Historic Park Avenue: A Daylong Adventure
of Architecture, Art & Anecdotes
Get ready to step back in time and experience the once-most-prestigious street in Minneapolis through two unique, back-to-back opportunities to learn about its lost and remaining homes, their famous architects, and the movers and shakers who commissioned them to be built. While both tours function independent of one another, attending both is highly recommended to get the full Park Avenue experience!
Part I: Age of Opulence Along the Golden Mile
18th Street to 28th Street
At the turn of the last century, Park Avenue between 18th and 28th Streets ranked as Minneapolis’s most prestigious residential boulevard, rivaling St. Paul's Summit Avenue. The “Golden Mile,” as it came to be known, was lined with 35 of the city’s largest, most opulent mansions—all designed by top architects for the city’s leading families. Beginning as early as the 1940s, government-sanctioned efforts in the name of “progress” had already begun to erode the fabric of the fashionable street, and by the end of the 1960s feverish urban renewal efforts had destroyed all but eight of its grand homes. Experience the surviving mansions up close—including one stunning, completely intact John Bradstreet-designed interior—and view photographs and hear stories about mansions that are now only a memory. After the tour, meet and mingle over a complimentary lunch in the elegant original Art Deco surroundings of the New York-style 2615 Park Avenue Apartments lobby.
This tour is ADA accessible except for the mansion interior.
Tour Length: 6 city blocks. Tour Guide: Ryan Knoke
Click here to register for Part I: Age of Opulence Along the Golden Mile.

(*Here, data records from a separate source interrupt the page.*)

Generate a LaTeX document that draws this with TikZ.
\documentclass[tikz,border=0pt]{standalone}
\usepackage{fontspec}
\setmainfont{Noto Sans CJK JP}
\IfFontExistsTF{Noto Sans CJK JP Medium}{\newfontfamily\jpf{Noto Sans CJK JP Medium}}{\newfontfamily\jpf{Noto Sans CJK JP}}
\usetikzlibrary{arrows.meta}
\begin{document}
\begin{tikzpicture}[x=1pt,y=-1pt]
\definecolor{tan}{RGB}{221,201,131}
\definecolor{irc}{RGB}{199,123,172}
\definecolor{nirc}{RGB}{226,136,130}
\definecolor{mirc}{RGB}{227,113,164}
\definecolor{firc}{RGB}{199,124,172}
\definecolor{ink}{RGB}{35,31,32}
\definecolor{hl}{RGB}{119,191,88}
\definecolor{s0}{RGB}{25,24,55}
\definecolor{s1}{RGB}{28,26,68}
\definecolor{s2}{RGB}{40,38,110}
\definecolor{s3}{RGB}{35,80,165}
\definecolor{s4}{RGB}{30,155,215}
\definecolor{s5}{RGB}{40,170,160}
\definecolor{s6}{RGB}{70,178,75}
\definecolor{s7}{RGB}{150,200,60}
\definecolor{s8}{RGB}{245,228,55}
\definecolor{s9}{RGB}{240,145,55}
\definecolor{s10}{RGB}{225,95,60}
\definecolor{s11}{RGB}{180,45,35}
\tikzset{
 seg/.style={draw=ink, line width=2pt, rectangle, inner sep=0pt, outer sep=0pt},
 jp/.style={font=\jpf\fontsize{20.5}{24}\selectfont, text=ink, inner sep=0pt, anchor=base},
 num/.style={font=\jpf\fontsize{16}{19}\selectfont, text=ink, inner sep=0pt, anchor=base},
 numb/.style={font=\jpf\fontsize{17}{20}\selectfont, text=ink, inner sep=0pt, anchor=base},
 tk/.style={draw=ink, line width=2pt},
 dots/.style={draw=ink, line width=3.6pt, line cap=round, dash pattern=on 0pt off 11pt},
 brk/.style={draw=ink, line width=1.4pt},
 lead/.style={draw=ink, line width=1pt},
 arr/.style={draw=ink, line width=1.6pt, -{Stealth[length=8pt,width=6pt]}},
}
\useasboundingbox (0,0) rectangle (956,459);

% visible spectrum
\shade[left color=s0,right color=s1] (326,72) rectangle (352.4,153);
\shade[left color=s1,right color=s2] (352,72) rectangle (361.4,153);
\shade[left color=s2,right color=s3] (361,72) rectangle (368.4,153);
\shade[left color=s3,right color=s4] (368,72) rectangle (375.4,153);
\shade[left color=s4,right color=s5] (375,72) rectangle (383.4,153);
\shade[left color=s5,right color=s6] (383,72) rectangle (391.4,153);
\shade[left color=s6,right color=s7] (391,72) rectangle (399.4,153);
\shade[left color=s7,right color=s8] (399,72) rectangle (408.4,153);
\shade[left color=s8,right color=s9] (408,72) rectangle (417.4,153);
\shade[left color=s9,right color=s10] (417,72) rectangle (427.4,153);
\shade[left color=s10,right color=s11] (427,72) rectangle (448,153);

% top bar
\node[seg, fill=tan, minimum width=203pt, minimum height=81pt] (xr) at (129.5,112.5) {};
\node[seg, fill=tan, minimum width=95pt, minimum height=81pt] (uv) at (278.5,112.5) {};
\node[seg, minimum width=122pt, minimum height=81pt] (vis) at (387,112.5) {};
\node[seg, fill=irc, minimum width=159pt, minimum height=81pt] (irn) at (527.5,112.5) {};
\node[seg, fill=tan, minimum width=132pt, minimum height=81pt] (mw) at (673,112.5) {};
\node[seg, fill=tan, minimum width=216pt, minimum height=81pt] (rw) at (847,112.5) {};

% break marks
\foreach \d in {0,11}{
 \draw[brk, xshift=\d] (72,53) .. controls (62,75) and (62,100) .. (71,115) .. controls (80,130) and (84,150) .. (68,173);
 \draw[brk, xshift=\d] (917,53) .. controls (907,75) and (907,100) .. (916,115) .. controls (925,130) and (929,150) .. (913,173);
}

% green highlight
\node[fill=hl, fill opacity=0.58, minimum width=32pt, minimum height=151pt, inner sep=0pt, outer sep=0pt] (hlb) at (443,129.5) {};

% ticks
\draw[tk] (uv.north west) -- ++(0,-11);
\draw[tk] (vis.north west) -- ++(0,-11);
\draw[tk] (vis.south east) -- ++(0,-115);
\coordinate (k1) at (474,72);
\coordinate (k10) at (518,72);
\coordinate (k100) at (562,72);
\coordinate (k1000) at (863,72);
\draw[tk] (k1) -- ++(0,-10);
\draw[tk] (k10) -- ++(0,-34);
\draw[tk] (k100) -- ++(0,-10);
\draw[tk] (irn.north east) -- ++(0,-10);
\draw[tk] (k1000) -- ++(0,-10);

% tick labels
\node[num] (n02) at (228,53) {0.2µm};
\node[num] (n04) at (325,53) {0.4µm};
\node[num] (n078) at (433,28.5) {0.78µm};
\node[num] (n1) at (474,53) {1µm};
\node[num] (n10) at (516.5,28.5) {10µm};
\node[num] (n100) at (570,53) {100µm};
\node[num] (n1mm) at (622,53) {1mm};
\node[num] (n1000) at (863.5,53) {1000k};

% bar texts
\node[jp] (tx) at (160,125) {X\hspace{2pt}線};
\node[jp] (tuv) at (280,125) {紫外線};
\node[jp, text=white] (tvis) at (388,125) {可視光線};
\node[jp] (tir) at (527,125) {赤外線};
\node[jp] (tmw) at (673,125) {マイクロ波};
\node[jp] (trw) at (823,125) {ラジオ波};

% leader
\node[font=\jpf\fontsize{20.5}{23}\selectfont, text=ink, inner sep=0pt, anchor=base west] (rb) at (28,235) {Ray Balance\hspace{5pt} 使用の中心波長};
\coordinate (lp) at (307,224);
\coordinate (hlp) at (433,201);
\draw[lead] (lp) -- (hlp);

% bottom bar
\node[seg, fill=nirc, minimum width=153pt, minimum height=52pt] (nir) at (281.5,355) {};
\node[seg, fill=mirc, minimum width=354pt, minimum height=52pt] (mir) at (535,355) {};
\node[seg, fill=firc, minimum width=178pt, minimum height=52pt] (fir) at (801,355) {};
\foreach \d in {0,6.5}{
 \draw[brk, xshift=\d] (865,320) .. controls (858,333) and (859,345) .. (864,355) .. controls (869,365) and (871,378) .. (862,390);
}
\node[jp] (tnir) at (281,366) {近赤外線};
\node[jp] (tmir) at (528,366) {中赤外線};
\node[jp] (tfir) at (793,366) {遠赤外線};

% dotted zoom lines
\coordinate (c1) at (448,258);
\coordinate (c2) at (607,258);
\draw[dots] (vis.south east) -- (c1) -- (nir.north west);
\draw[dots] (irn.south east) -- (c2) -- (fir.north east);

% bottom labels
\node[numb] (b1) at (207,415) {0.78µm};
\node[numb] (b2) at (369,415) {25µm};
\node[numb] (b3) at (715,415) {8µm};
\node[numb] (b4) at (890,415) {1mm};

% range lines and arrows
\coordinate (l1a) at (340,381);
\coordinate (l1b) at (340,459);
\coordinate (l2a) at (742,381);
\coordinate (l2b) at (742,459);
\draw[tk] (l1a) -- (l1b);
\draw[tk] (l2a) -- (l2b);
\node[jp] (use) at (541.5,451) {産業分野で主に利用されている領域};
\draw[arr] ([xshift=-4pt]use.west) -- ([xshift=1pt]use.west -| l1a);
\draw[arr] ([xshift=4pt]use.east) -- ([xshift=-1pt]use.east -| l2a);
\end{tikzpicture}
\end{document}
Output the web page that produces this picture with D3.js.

(To register for Part II: Queen Annes, Classical Revivals & the Stories of Their People, click here.)
About Ryan Knoke
Ryan Knoke is an architectural historian who has been sharing his extensive knowledge of Park Avenue with the public since debuting his first walking tour in 2008, an effort for which he was awarded a Minneapolis Heritage Preservation Award through the American Institute of Architects in 2009. Since then, he has served as researcher and consultant on the successful historic designations of two of Park Avenue’s last remaining mansions. In 2013, a unique opportunity to buy a grand Clarence Johnston-designed house in St. Paul’s Cathedral Hill drew Ryan and his partner, Montana Scheff, away from the Park Avenue home that they spent nearly 10 years restoring. From their new St. Paul base, Ryan continues to research, create, and lead other history tours, talks, and classes throughout the Twin Cities, including for the U of M, the Minnesota Historical Society, the Preservation Alliance of MN, and the Clarence H. Johnston Society, for which he and Montana currently serve as co-chairs.